1. \(z_1\) affects \(x_1\) only, not \(x_2\)
2. \(z_2\) affects \(x_2\) only, not \(x_1\)

Stata’s default behavior in ivreg includes both \(z_1\) and \(z_2\) in both first-stage regressions. So let's work this out:

The first-stage equations are:

\[
x_1 = \tau + \phi_1 z_1 + \phi_2 z_2 + \phi_3 m + \varepsilon_1
\]
\[
x_2 = \gamma + \eta_1 z_1 + \eta_2 z_2 + \eta_3 m + \varepsilon_2
\]

Plugging these into the structural equation:

\[
P = \alpha + \beta_1 x_1 + \beta_2 x_2 + \beta_3 m + u
\]

Substitute \(x_1\) and \(x_2\):

\[
\begin{aligned}
P &= \alpha + \beta_1 (\tau + \phi_1 z_1 + \phi_2 z_2 + \phi_3 m + \varepsilon_1) + \beta_2 (\gamma + \eta_1 z_1 + \eta_2 z_2 + \eta_3 m + \varepsilon_2) + \beta_3 m + u \\
&= \alpha + \beta_1 \tau + \beta_2 \gamma + (\beta_1 \phi_1 + \beta_2 \eta_1) z_1 + (\beta_1 \phi_2 + \beta_2 \eta_2) z_2 + (\beta_1 \phi_3 + \beta_2 \eta_3 + \beta_3) m \\
&\quad + \beta_1 \varepsilon_1 + \beta_2 \varepsilon_2 + u
\end{aligned}
\]

Define:

\[
\pi_0 = \alpha + \beta_1 \tau + \beta_2 \gamma
\]
\[
\pi_2 = \beta_1 \phi_1 + \beta_2 \eta_1, \quad \pi_3 = \beta_1 \phi_2 + \beta_2 \eta_2
\]
\[
\pi_4 = \beta_1 \phi_3 + \beta_2 \eta_3 + \beta_3
\]

Then the reduced form becomes:

\[
P = \pi_0 + \pi_2 z_1 + \pi_3 z_2 + \pi_4 m + \beta_1 \varepsilon_1 + \beta_2 \varepsilon_2 + u
\]


But under our assumptions:

i) \(z_1\) is excluded from \(x_2\) \(\Rightarrow \eta_1 = 0\)
ii) \(z_2\) is excluded from \(x_1\) \(\Rightarrow \phi_2 = 0\)


So:

\[
\pi_2 = \beta_1 \phi_1, \quad \pi_3 = \beta_2 \eta_2
\]

Now the system becomes:

\[
\beta_1 = \frac{\pi_2}{\phi_1}, \quad \beta_2 = \frac{\pi_3}{\eta_2}
\]

To summarize, the system is identified only if you enforce the correct exclusion restrictions in your first-stage regressions.
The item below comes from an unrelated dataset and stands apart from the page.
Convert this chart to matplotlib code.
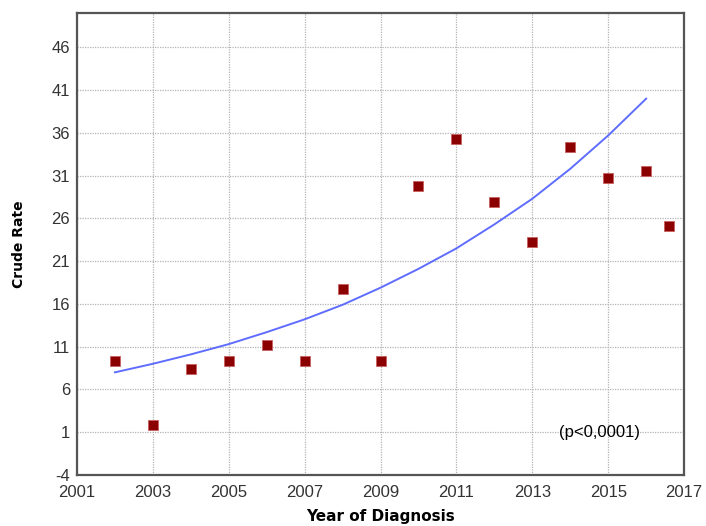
import matplotlib
matplotlib.use("Agg")
import matplotlib.pyplot as plt

# Crude rate by year of diagnosis
years = [2002, 2003, 2004, 2005, 2006, 2007, 2008, 2009,
         2010, 2011, 2012, 2013, 2014, 2015, 2016, 2016.6]
rates = [9.3, 1.8, 8.4, 9.3, 11.2, 9.3, 17.7, 9.3,
         29.8, 35.3, 27.9, 23.2, 34.3, 30.7, 31.5, 25.1]

# Fitted trend at each year
trend_years = [2002, 2003, 2004, 2005, 2006, 2007, 2008, 2009,
               2010, 2011, 2012, 2013, 2014, 2015, 2016]
trend_rates = [8.0, 9.0, 10.1, 11.3, 12.7, 14.2, 15.9, 17.9,
               20.1, 22.5, 25.3, 28.3, 31.8, 35.7, 40.0]

x_ticks = [2001, 2003, 2005, 2007, 2009, 2011, 2013, 2015, 2017]
y_ticks = [-4, 1, 6, 11, 16, 21, 26, 31, 36, 41, 46]

plt.rcParams["font.family"] = ["Liberation Sans", "DejaVu Sans"]
plt.rcParams["axes.unicode_minus"] = False

fig = plt.figure(figsize=(7.06, 5.26), dpi=100)
ax = fig.add_axes([0.109, 0.097, 0.860, 0.878])

ax.plot(trend_years, trend_rates, color="#5f6dff", linewidth=1.4, zorder=3)
ax.plot(years, rates, linestyle="none", marker="s", markersize=7,
        markerfacecolor="#8b0000", markeredgecolor="#c86060",
        markeredgewidth=0.6, zorder=4)

ax.set_xlim(2001, 2017)
ax.set_ylim(-4, 50)
ax.set_xticks(x_ticks)
ax.set_yticks(y_ticks)
ax.tick_params(axis="both", length=0, labelsize=12, colors="#333333")
ax.tick_params(axis="x", pad=7)
ax.tick_params(axis="y", pad=5)

ax.grid(True, linestyle=(0, (1, 1)), color="#b4b4b4", linewidth=0.9)
ax.set_axisbelow(True)
for side in ["left", "bottom", "top", "right"]:
    ax.spines[side].set_color("#555555")
    ax.spines[side].set_linewidth(1.6)

ax.set_xlabel("Year of Diagnosis", family="DejaVu Sans", fontweight="bold",
              fontsize=11, labelpad=7)
ax.set_ylabel("Crude Rate", family="DejaVu Sans", fontweight="bold",
              fontsize=10, labelpad=18)

ax.text(2013.7, 1, "(p<0,0001)", fontsize=12, color="black", va="center")

fig.savefig("out.png", dpi=100)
Thank you so much,Prof. Andrew, for explaining the answer. I am really grateful.

Rather than doing hard math -- which tends to mask the issue -- it's helpful to think in terms of when perfect collinearity is ruled out. Let x* be the linear function of z1, z2, and m represented by the linear projection (that is, without the error term). Similarly, y* is the linear projection onto (z1,z2,m). The 2SLS estimator is the sample version of OLS regression of p on x*, y*, and m. So the key is that these variables are not perfectly collinear (and we would like them not to be very highly correlated, but we sometimes can't control that). Clearly if, say, both ph2 and eta2 are zero, (x*,y*,m) form a perfectly collinear set. Andrew's case is useful because it shows phi1 != 0, phi2 = 0, eta1 = 0, eta2 != 0 leads to identification. But identification will usually hold if all four coefficients are nonzero. We'd like z1 to "mostly" predict x and z2 to "mostly" predict y, but both IVs can predict both x and y. We need to rule out that (phi1,phi2) is a multiple of (eta1,eta2). Otherwise, perfectly collinearity occurs in (x*,y*,m) and then we lose identification.

Thank you so much,Professor Wooldridge, for the explanation. I am really grateful.